Einordnung: Jedes Jahr öffnet das Oktoberfest in München für etwas mehr als zwei Wochen und zieht Besucher*innen aus Deutschland und der ganzen Welt an. Im Herbst 2019 besuchten laut Schätzungen 6,3 Millionen Personen das Münchner Oktoberfest. (Statista 2019) Das Qingdao Bierfest (Qingdao Pijiu Jie 青岛啤酒节) zählte im selben Jahr laut offiziellen Angaben „nur“ 920.000 Besucher*innen (nicht sieben Millionen wie im Video behauptet wird). (Lou 2019) Das Oktoberfest in Qingdao dauert jedoch einen ganzen Monat – und damit doppelt so lange wie das Oktoberfest in München.

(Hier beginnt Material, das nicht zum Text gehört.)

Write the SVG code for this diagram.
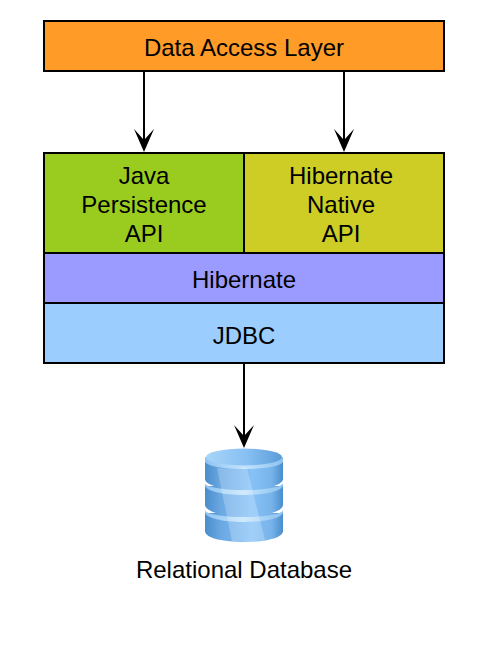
<svg xmlns="http://www.w3.org/2000/svg" width="494" height="646" viewBox="0 0 494 646">
<style>
.b{stroke:#000;stroke-width:2}
.c{stroke:#000;stroke-width:2;fill:none;marker-end:url(#arrow)}
text{font-family:"Liberation Sans",Arial,sans-serif;font-size:24px;fill:#000;text-anchor:middle}
</style>
<defs>
<marker id="arrow" markerUnits="userSpaceOnUse" markerWidth="24" markerHeight="22" refX="17" refY="11" orient="auto" viewBox="0 0 24 22"><path d="M24 11L1 1L12 11L1 21Z" fill="#000"/></marker>
<linearGradient id="side" x1="0" x2="1" y1="0" y2="0"><stop offset="0" stop-color="#4a8ccb"/><stop offset=".2" stop-color="#6aa8e2"/><stop offset=".6" stop-color="#86c2f8"/><stop offset=".85" stop-color="#78b4ea"/><stop offset="1" stop-color="#4a8ecd"/></linearGradient>
<linearGradient id="top" x1="0" x2="1" y1="0" y2="0"><stop offset="0" stop-color="#a8d5f9"/><stop offset=".55" stop-color="#86bff2"/><stop offset="1" stop-color="#5a9cd8"/></linearGradient>
<linearGradient id="rim" x1="0" x2="1" y1="0" y2="0"><stop offset="0" stop-color="#8ec4f2"/><stop offset=".5" stop-color="#c4e4fc"/><stop offset="1" stop-color="#8cc2f0"/></linearGradient>
</defs>
<rect width="494" height="646" fill="#fff"/>
<g id="connectors">
<path class="c" d="M144 71V145"/>
<path class="c" d="M344 71V145"/>
<path class="c" d="M244 363V441"/>
</g>
<g id="data-access-layer"><rect class="b" x="44" y="21" width="400" height="50" fill="#ff9b26"/><text x="244" y="56">Data Access Layer</text></g>
<g id="jpa"><rect class="b" x="44" y="153" width="200" height="100" fill="#9acc1f"/><text x="144" y="184">Java</text><text x="144" y="213">Persistence</text><text x="144" y="242">API</text></g>
<g id="hibernate-native"><rect class="b" x="244" y="153" width="200" height="100" fill="#cdcd26"/><text x="341" y="184">Hibernate</text><text x="341" y="213">Native</text><text x="341" y="242">API</text></g>
<g id="hibernate"><rect class="b" x="44" y="253" width="400" height="50" fill="#9b9bff"/><text x="244" y="288">Hibernate</text></g>
<g id="jdbc"><rect class="b" x="44" y="303" width="400" height="60" fill="#9bcdff"/><text x="244" y="344">JDBC</text></g>
<g id="database">
<path d="M205 513H283V531C283 538 265 542 244 542C223 542 205 538 205 531Z" fill="url(#side)"/>
<path d="M205 512C205 518 223 522 244 522C265 522 283 518 283 512V510C283 514 265 517 244 517C223 517 205 514 205 510Z" fill="url(#rim)"/>
<path d="M205 486H283V505C283 511 265 517 244 517C223 517 205 511 205 505Z" fill="url(#side)"/>
<path d="M205 485C205 491 223 495 244 495C265 495 283 491 283 485V483C283 487 265 490 244 490C223 490 205 487 205 483Z" fill="url(#rim)"/>
<path d="M205 462H283V479C283 485 265 490 244 490C223 490 205 485 205 479Z" fill="url(#side)"/>
<path d="M205 461C205 466 223 469 244 469C265 469 283 466 283 461V457H205Z" fill="url(#rim)"/>
<ellipse cx="244" cy="457" rx="38" ry="8.500" fill="url(#top)"/>
<path d="M217 468C227 469 237 469 247 468L265 540C254 542 243 542 232 541Z" fill="#fff" opacity=".22"/>
<text x="244" y="578">Relational Database</text>
</g>
</svg>
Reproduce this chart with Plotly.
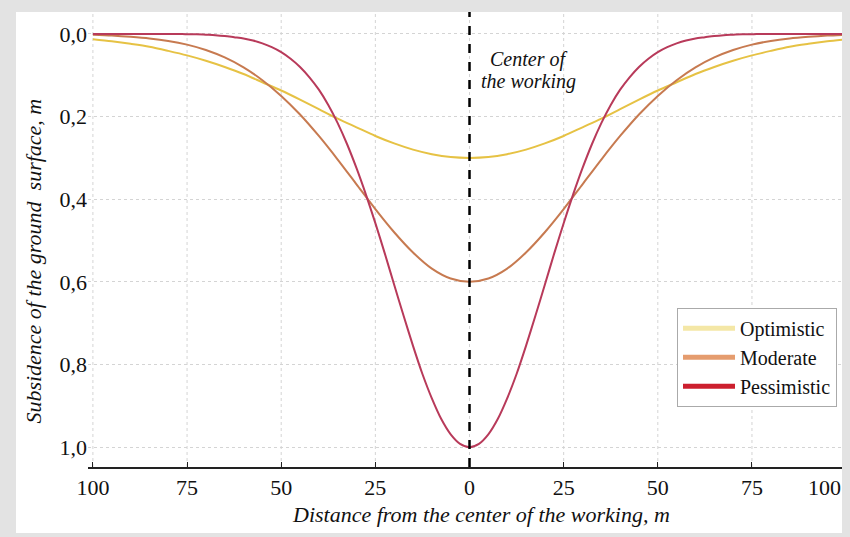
import plotly.graph_objects as go

distance = [-100, -95, -90, -85, -80, -75, -70, -65, -60, -55, -50, -45, -40, -35, -30, -25, -20, -15, -10, -5,
            0, 5, 10, 15, 20, 25, 30, 35, 40, 45, 50, 55, 60, 65, 70, 75, 80, 85, 90, 95, 100]

optimistic = [0.013, 0.018, 0.024, 0.031, 0.041, 0.052, 0.065, 0.080, 0.097, 0.117, 0.137, 0.159, 0.182, 0.205,
              0.226, 0.247, 0.265, 0.280, 0.291, 0.298, 0.300, 0.298, 0.291, 0.280, 0.265, 0.247, 0.226, 0.205,
              0.182, 0.159, 0.137, 0.117, 0.097, 0.080, 0.065, 0.052, 0.041, 0.031, 0.024, 0.018, 0.013]

moderate = [0.002, 0.004, 0.007, 0.011, 0.017, 0.026, 0.039, 0.057, 0.081, 0.112, 0.150, 0.195, 0.247, 0.304,
            0.364, 0.424, 0.480, 0.529, 0.568, 0.592, 0.600, 0.592, 0.568, 0.529, 0.480, 0.424, 0.364, 0.304,
            0.247, 0.195, 0.150, 0.112, 0.081, 0.057, 0.039, 0.026, 0.017, 0.011, 0.007, 0.004, 0.002]

distance_fine = [-100, -97.5, -95, -92.5, -90, -87.5, -85, -82.5, -80, -77.5, -75, -72.5, -70, -67.5, -65, -62.5,
                 -60, -57.5, -55, -52.5, -50, -47.5, -45, -42.5, -40, -37.5, -35, -32.5, -30, -27.5, -25, -22.5,
                 -20, -17.5, -15, -12.5, -10, -7.5, -5, -2.5, 0, 2.5, 5, 7.5, 10, 12.5, 15, 17.5, 20, 22.5, 25,
                 27.5, 30, 32.5, 35, 37.5, 40, 42.5, 45, 47.5, 50, 52.5, 55, 57.5, 60, 62.5, 65, 67.5, 70, 72.5,
                 75, 77.5, 80, 82.5, 85, 87.5, 90, 92.5, 95, 97.5, 100]

pessimistic = [0.0, 0.0, 0.0, 0.0, 0.0, 0.0, 0.0, 0.0, 0.0, 0.0, 0.001, 0.001, 0.002, 0.003, 0.005, 0.008,
               0.011, 0.016, 0.023, 0.032, 0.044, 0.060, 0.080, 0.105, 0.135, 0.172, 0.216, 0.267, 0.325, 0.389,
               0.458, 0.531, 0.607, 0.682, 0.755, 0.823, 0.882, 0.932, 0.969, 0.992, 1.000, 0.992, 0.969, 0.932,
               0.882, 0.823, 0.755, 0.682, 0.607, 0.531, 0.458, 0.389, 0.325, 0.267, 0.216, 0.172, 0.135, 0.105,
               0.080, 0.060, 0.044, 0.032, 0.023, 0.016, 0.011, 0.008, 0.005, 0.003, 0.002, 0.001, 0.001, 0.0,
               0.0, 0.0, 0.0, 0.0, 0.0, 0.0, 0.0, 0.0, 0.0]

series_names = ["Optimistic", "Moderate", "Pessimistic"]
curve_colors = ["#e6c244", "#c77a50", "#b83a5a"]
legend_colors = ["#f4e7a6", "#e59c6e", "#cc1f2e"]

x_tickvals = [-100, -75, -50, -25, 0, 25, 50, 75]
x_ticktext = ["100", "75", "50", "25", "0", "25", "50", "75"]
x_last_tick = 100
x_last_label = "100"
y_tickvals = [0.0, 0.2, 0.4, 0.6, 0.8, 1.0]

SERIF = "Liberation Serif, Times New Roman, serif"

fig = go.Figure()

# white panel on grey frame (first, so the gridlines sit on top of it)
fig.add_shape(type="rect", xref="paper", yref="paper", x0=-0.0947, x1=1.01, y0=-0.145, y1=1.0,
              fillcolor="white", line=dict(width=0), layer="below")

for name, xs, ys, col in zip(series_names, [distance, distance, distance_fine],
                             [optimistic, moderate, pessimistic], curve_colors):
    fig.add_trace(go.Scatter(x=xs, y=ys, mode="lines", name=name,
                             line=dict(color=col, width=2, shape="spline", smoothing=0.8),
                             showlegend=False, hoverinfo="x+y"))

# legend-only entries (thick swatches)
for name, col in zip(series_names, legend_colors):
    fig.add_trace(go.Scatter(x=[None], y=[None], mode="lines", name=name,
                             line=dict(color=col, width=5), showlegend=True))

# vertical gridlines incl. the x=100 one (which has no regular tick label)
for xv in x_tickvals + [x_last_tick]:
    fig.add_vline(x=xv, line=dict(color="#d4d4d4", width=1, dash="dot"), layer="below")

# center line
fig.add_shape(type="line", xref="x", yref="paper", x0=0, x1=0, y0=0, y1=1,
              line=dict(color="black", width=2.5, dash="dash"), layer="above")

# last x tick label, kept inside the frame as in the original
fig.add_annotation(x=x_last_tick, xref="x", y=0, yref="paper", xanchor="right", yanchor="middle",
                   xshift=-3, yshift=-20, text=x_last_label, showarrow=False,
                   font=dict(family=SERIF, size=22, color="#111"))

fig.add_annotation(x=0, xref="x", y=(467 - 60) / 455, yref="paper", xanchor="center", yanchor="middle",
                   xshift=59, text="<i>Center of</i>", showarrow=False,
                   font=dict(family=SERIF, size=20, color="#111"))
fig.add_annotation(x=0, xref="x", y=(467 - 81) / 455, yref="paper", xanchor="center", yanchor="middle",
                   xshift=59, text="<i>the working</i>", showarrow=False,
                   font=dict(family=SERIF, size=20, color="#111"))

fig.add_annotation(x=0.517, xref="paper", y=-0.105, yref="paper", yanchor="middle",
                   text="<i>Distance from the center of the working, m</i>", showarrow=False,
                   font=dict(family=SERIF, size=22, color="#111"))

fig.add_annotation(x=-0.072, xref="paper", y=0.452, yref="paper", textangle=-90,
                   xanchor="center", yanchor="middle",
                   text="<i>Subsidence of the ground  surface, m</i>", showarrow=False,
                   font=dict(family=SERIF, size=22, color="#111"))

fig.update_layout(
    width=842, height=529,
    margin=dict(l=80, r=2, t=4, b=70, autoexpand=False),
    paper_bgcolor="#e3e3e3",
    plot_bgcolor="rgba(0,0,0,0)",
    separators=", ",
    font=dict(family=SERIF, size=22, color="#111"),
    legend=dict(x=0.775, y=0.35, xanchor="left", yanchor="top",
                bgcolor="white", bordercolor="#aaaaaa", borderwidth=1,
                font=dict(family=SERIF, size=20, color="#111"),
                itemwidth=52, tracegroupgap=1, entrywidth=100, entrywidthmode="pixels"),
    showlegend=True,
)

fig.update_xaxes(range=[-101.3, 100.5], tickvals=x_tickvals, ticktext=x_ticktext,
                 showgrid=False, automargin=False,
                 showline=True, linecolor="#222", linewidth=2,
                 ticks="inside", ticklen=5, tickcolor="#222", tickwidth=1,
                 zeroline=False, tickfont=dict(family=SERIF, size=22))

fig.update_yaxes(range=[1.048, -0.053], tickvals=y_tickvals, tickformat=".1f",
                 showgrid=True, gridcolor="#d4d4d4", griddash="dot", gridwidth=1,
                 showline=False, zeroline=False, ticks="", ticklabelstandoff=0, automargin=False,
                 tickfont=dict(family=SERIF, size=22))

fig.write_html("out.html", post_script="document.body.style.background='#e3e3e3';")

Es ist das größte Oktoberfest außerhalb Deutschlands.

Wie kommt es dazu, dass das zweitgrößte Oktoberfest weltweit gerade in Qingdao, an der Ostküste Chinas, stattfindet? Zum ersten Mal durchgeführt wurde das Qingdao Bierfest 1991. Ursprünglich sollte das Bierfest vor allem als Werbung für die lokale Biermarke Tsingtao (Qingdao 青岛) dienen. (Yang 2007, 53-54)

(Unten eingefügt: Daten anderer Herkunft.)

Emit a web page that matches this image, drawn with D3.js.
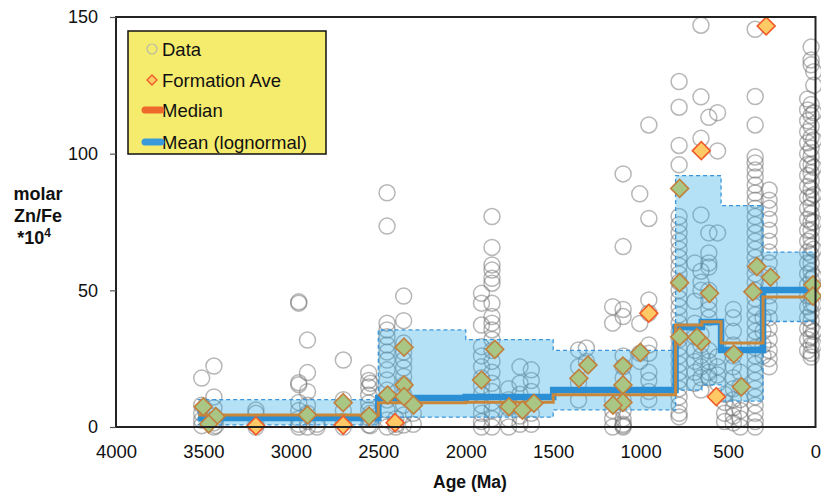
<!DOCTYPE html>
<html>
<head>
<meta charset="utf-8">
<script src="https://cdn.jsdelivr.net/npm/d3@7"></script>
<style>
  body { margin: 0; background: #fff; }
  text { font-family: "Liberation Sans", Arial, sans-serif; }
</style>
</head>
<body>
<svg id="chart" width="821" height="492"></svg>
<script>
// data columns (age in Ma, molar Zn/Fe *10^4 values)
var dataAges = [3510, 3440, 3430, 3200, 2955, 2905, 2850, 2700, 2555, 2545, 2450, 2400, 2355, 2300,
                1910, 1850, 1755, 1690, 1625, 1355, 1310, 1160, 1100, 1005, 953,
                780, 690, 655, 610, 560, 520, 470, 430, 345, 300, 265, 45, 25, 10];
var dataValues = [
  [17.9, 8, 5, 2.5, 0.5],
  [22.3, 11, 7, 4, 1.5, 0],
  [3, 0.5],
  [6.2, 5, 1, 0],
  [45.8, 45.3, 16.2, 15.5, 9, 6, 3, 1, 0],
  [31.8, 19.9, 12.9, 8, 5, 2, 0],
  [1, 0],
  [24.5, 10, 6, 2, 0],
  [19.8, 17, 14.6, 11.7, 8.8, 6.2, 3.3, 0.7],
  [16, 5, 0.5],
  [85.7, 73.5, 38, 35.5, 33, 30, 27.4, 24.5, 20.9, 17.2, 13.5, 9.9, 6.2, 2.6, 0],
  [3, 1, 0],
  [47.9, 38.9, 30.7, 27.4, 24.5, 21.6, 18.5, 15.4, 11.7, 8, 4.4, 0.7],
  [5, 1],
  [48.9, 45.3, 37.3, 29.4, 26, 22, 18, 15, 12, 8, 5, 2, 0],
  [77, 65.7, 59.3, 57.4, 54.4, 52.6, 45.3, 40.4, 38, 35.5, 32, 28, 24, 20, 16, 13, 9, 6, 3, 0],
  [14, 10, 7, 3, 0],
  [22, 16, 12, 8, 4, 1],
  [20.9, 17, 13, 9, 5, 1],
  [28.2, 22, 16, 9.9],
  [28.9, 24],
  [44, 38, 10, 6, 3, 0],
  [92.6, 66, 43, 40.4, 26, 22, 18, 14, 10, 6, 3, 1, 0.5, 0],
  [85.3, 37.9, 27, 24],
  [110.5, 76.3, 46.5, 41.7, 30, 27, 20, 17, 13, 10],
  [126.4, 117, 103, 95.9, 77, 74, 71, 68, 65, 62, 59, 56, 53, 50, 47, 44, 41, 38, 35, 32, 29, 26, 23, 20, 17, 14, 11, 8, 5, 3.7],
  [60, 46, 38, 33, 28, 24, 20, 16],
  [147, 120.8, 105.6, 77.6, 57, 53, 50, 34, 30, 26, 22, 18, 13.5],
  [113.3, 71, 63.7, 60, 58.5, 50, 46, 43, 40, 28, 24, 20, 18],
  [115, 101, 71, 25.6, 22, 19, 16],
  [12, 9, 5, 2],
  [43, 40, 35, 30, 26, 22, 18, 14, 10, 7, 4, 1.5],
  [20, 15, 10, 6, 3, 0],
  [145.5, 120.9, 110.5, 98.8, 96.6, 94, 91.5, 88.5, 85.6, 83, 80, 77, 74, 71, 68, 65, 62, 59, 56, 53, 50, 47, 44, 41, 38, 35, 32, 29, 26, 23, 20, 17, 14, 11, 8, 5, 2, 0],
  [40, 35, 30, 26],
  [86.7, 83, 80, 76, 72, 68, 64, 60, 56, 52, 48, 44, 40, 36, 32, 28, 25, 22],
  [120, 116, 112, 108, 104, 100, 96, 92, 88, 84, 80, 76, 72, 68, 64, 60, 56, 52, 48, 44, 40, 36, 32, 28],
  [139, 134.3, 132.5, 118, 114, 110, 106, 102, 99, 96, 93, 90, 87, 84, 81, 78, 75, 72, 69, 66, 63, 60, 57, 54, 51, 48, 45, 42, 39, 36, 33, 30, 27, 25.6],
  [130, 125, 115, 105, 95, 85, 75, 65, 55, 45, 35, 30]
];

// formation averages
var formationAges = [3501, 3429, 3470, 3200, 2905, 2701, 2701, 2553, 2447, 2353, 2353, 2353, 2299, 2404,
                     1834, 1910, 1753, 1676, 1610, 1301, 1353, 1101, 1101, 1101, 1158, 1002, 953,
                     282, 653, 777, 777, 777, 653, 678, 606, 467, 567, 424, 335, 257, 358, 15, 15];
var formationValues = [7.4, 3.8, 1.1, 0.4, 4.4, 8.9, 0.7, 4.0, 11.7, 29.2, 15.4, 11.1, 8.0, 1.6,
                       28.4, 17.2, 7.4, 6.2, 8.7, 22.7, 17.8, 22.3, 15.4, 9.0, 8.0, 27.3, 41.6,
                       146.7, 101.1, 87.3, 52.8, 33.0, 31.2, 32.8, 48.9, 26.7, 11.1, 14.7, 58.7, 54.8, 49.5, 52.0, 47.9];

// binned statistics
var binEdges = [3530, 2500, 2000, 1500, 800, 650, 540, 300, 0];
var bandTop = [10, 35.5, 32, 28, 92, 92, 81, 64];
var bandBottom = [0.8, 3.6, 3.6, 6.3, 13.5, 15.4, 9.5, 38.6];
var meanValues = [3.3, 10.6, 11, 13.5, 36.6, 38.4, 28.2, 50.1];
var medianValues = [4.4, 8.9, 9.1, 11.8, 37.3, 38.5, 30.7, 47.6];

var xTicks = [4000, 3500, 3000, 2500, 2000, 1500, 1000, 500, 0];
var yTicks = [0, 50, 100, 150];
var legendLabels = ['Data', 'Formation Ave', 'Median', 'Mean (lognormal)'];

var margin = { top: 17, left: 116, right: 5.5, bottom: 65 };
var width = 821 - margin.left - margin.right;
var height = 492 - margin.top - margin.bottom;

var svg = d3.select('#chart');
var g = svg.append('g').attr('transform', `translate(${margin.left},${margin.top})`);

var x = d3.scaleLinear().domain([4000, 0]).range([0, width]);
var y = d3.scaleLinear().domain([0, 150]).range([height, 0]);

// data circles
var points = [];
dataAges.forEach(function(age, i) {
  dataValues[i].forEach(function(v) { points.push([age, v]); });
});

g.append('g').selectAll('circle').data(points).enter().append('circle')
  .attr('cx', d => x(d[0]))
  .attr('cy', d => y(d[1]))
  .attr('r', 8)
  .attr('fill', 'none')
  .attr('stroke', '#707070')
  .attr('stroke-opacity', 0.5)
  .attr('stroke-width', 1.5);

// step series
function stepPoints(vals) {
  var pts = vals.map((v, i) => [binEdges[i], v]);
  pts.push([binEdges[binEdges.length - 1], vals[vals.length - 1]]);
  return pts;
}

var bandPts = binEdges.map(function(e, i) {
  var k = Math.min(i, bandTop.length - 1);
  return [e, bandBottom[k], bandTop[k]];
});

g.append('path')
  .datum(bandPts)
  .attr('d', d3.area().curve(d3.curveStepAfter)
    .x(d => x(d[0])).y0(d => y(d[1])).y1(d => y(d[2])))
  .attr('fill', '#28a9e2')
  .attr('fill-opacity', 0.35)
  .attr('stroke', '#3b95da')
  .attr('stroke-width', 1.3)
  .attr('stroke-dasharray', '4,3');

var stepLine = d3.line().curve(d3.curveStepAfter).x(d => x(d[0])).y(d => y(d[1]));

g.append('path')
  .datum(stepPoints(meanValues))
  .attr('d', stepLine)
  .attr('fill', 'none')
  .attr('stroke', '#2b8fd6')
  .attr('stroke-width', 6.5);

g.append('path')
  .datum(stepPoints(medianValues))
  .attr('d', stepLine)
  .attr('fill', 'none')
  .attr('stroke', '#c8873a')
  .attr('stroke-width', 3);

// formation averages: the ones sitting inside the shaded band look green
function inBand(age, v) {
  for (var i = 0; i < bandTop.length; i++) {
    if (age <= binEdges[i] && age > binEdges[i + 1]) return v >= bandBottom[i] && v <= bandTop[i];
  }
  return false;
}

var diamond = d3.symbol().type(d3.symbolSquare).size(160);
g.append('g').selectAll('path').data(formationAges).enter().append('path')
  .attr('d', diamond)
  .attr('transform', (d, i) => `translate(${x(d)},${y(formationValues[i])}) rotate(45)`)
  .attr('fill', (d, i) => inBand(d, formationValues[i]) ? '#a9c685' : '#ffc966')
  .attr('stroke', (d, i) => inBand(d, formationValues[i]) ? '#c27f3c' : '#f05a28')
  .attr('stroke-width', 1.6);

// frame
g.append('rect')
  .attr('width', width).attr('height', height)
  .attr('fill', 'none')
  .attr('stroke', '#222')
  .attr('stroke-width', 2);

// axes
var yAxis = g.append('g').call(d3.axisLeft(y).tickValues(yTicks).tickSize(6).tickPadding(12));
yAxis.select('.domain').remove();
yAxis.selectAll('line').attr('stroke', '#555').attr('stroke-width', 1.2);
yAxis.selectAll('text').attr('font-size', 18).attr('fill', '#111').attr('font-family', '"Liberation Sans", Arial, sans-serif');

var xAxis = g.append('g').attr('transform', `translate(0,${height})`)
  .call(d3.axisBottom(x).tickValues(xTicks).tickSize(0).tickPadding(18).tickFormat(d3.format('d')));
xAxis.select('.domain').remove();
xAxis.selectAll('text').attr('font-size', 18.5).attr('fill', '#111').attr('font-family', '"Liberation Sans", Arial, sans-serif');

// titles
svg.append('text')
  .attr('x', 470).attr('y', 488)
  .attr('text-anchor', 'middle')
  .attr('font-size', 17.5).attr('font-weight', 'bold').attr('fill', '#111')
  .text('Age (Ma)');

var yTitle = svg.append('text')
  .attr('text-anchor', 'middle')
  .attr('font-size', 18).attr('font-weight', 'bold').attr('fill', '#111');
yTitle.append('tspan').attr('x', 38).attr('y', 199.5).text('molar');
yTitle.append('tspan').attr('x', 38).attr('y', 221.5).text('Zn/Fe');
yTitle.append('tspan').attr('x', 34).attr('y', 243.5).text('*10');
yTitle.append('tspan').attr('dy', -7).attr('font-size', 12).text('4');

// legend
var legend = svg.append('g');
legend.append('rect')
  .attr('x', 128).attr('y', 31).attr('width', 198).attr('height', 123)
  .attr('fill', '#f5ec6e')
  .attr('stroke', '#111')
  .attr('stroke-width', 1.5);

var legendY = [49, 80, 110, 142];
legend.selectAll('text.lab').data(legendLabels).enter().append('text')
  .attr('class', 'lab')
  .attr('x', 162).attr('y', (d, i) => legendY[i] + 6.5)
  .attr('font-size', 18.5).attr('fill', '#111')
  .text(d => d);

legend.append('circle').attr('cx', 152).attr('cy', legendY[0]).attr('r', 5)
  .attr('fill', 'none').attr('stroke', '#b8b8a8').attr('stroke-width', 1.2);
legend.append('path').attr('d', d3.symbol().type(d3.symbolSquare).size(50))
  .attr('transform', `translate(152,${legendY[1]}) rotate(45)`)
  .attr('fill', '#ffc966').attr('stroke', '#f05a28').attr('stroke-width', 1.4);
legend.append('line').attr('x1', 145).attr('x2', 161).attr('y1', legendY[2]).attr('y2', legendY[2])
  .attr('stroke', '#ee6a2c').attr('stroke-width', 7).attr('stroke-linecap', 'round');
legend.append('line').attr('x1', 145).attr('x2', 161).attr('y1', legendY[3]).attr('y2', legendY[3])
  .attr('stroke', '#3a9ad9').attr('stroke-width', 7).attr('stroke-linecap', 'round');
</script>
</body>
</html>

Die Ursprünge der Biermarke Tsingtao reichen mehr als hundert Jahre zurück: Am 14. November 1897 besetzten deutsche Marinetruppen Qingdao und gründeten dort eine deutsche Kolonie, die bis 1914 - als japanische und britische Soldaten Qingdao eroberten - Bestand haben sollte. Bereits 1901 hatten deutsche Händler eine Brauerei in der deutschen Kolonie Qingdao gegründet, die jedoch schnell bankrott ging. (Matzat 2007) Auch in anderen chinesischen Städten, die von ausländischen Staaten unter militärischem Druck „gepachtet“ worden und de facto kolonial verwaltet wurden, waren in den Jahren zuvor bereits Brauereien gegründet worden. (Yang 2007, 31; Pilcher/Wang/Guo 2018, 305)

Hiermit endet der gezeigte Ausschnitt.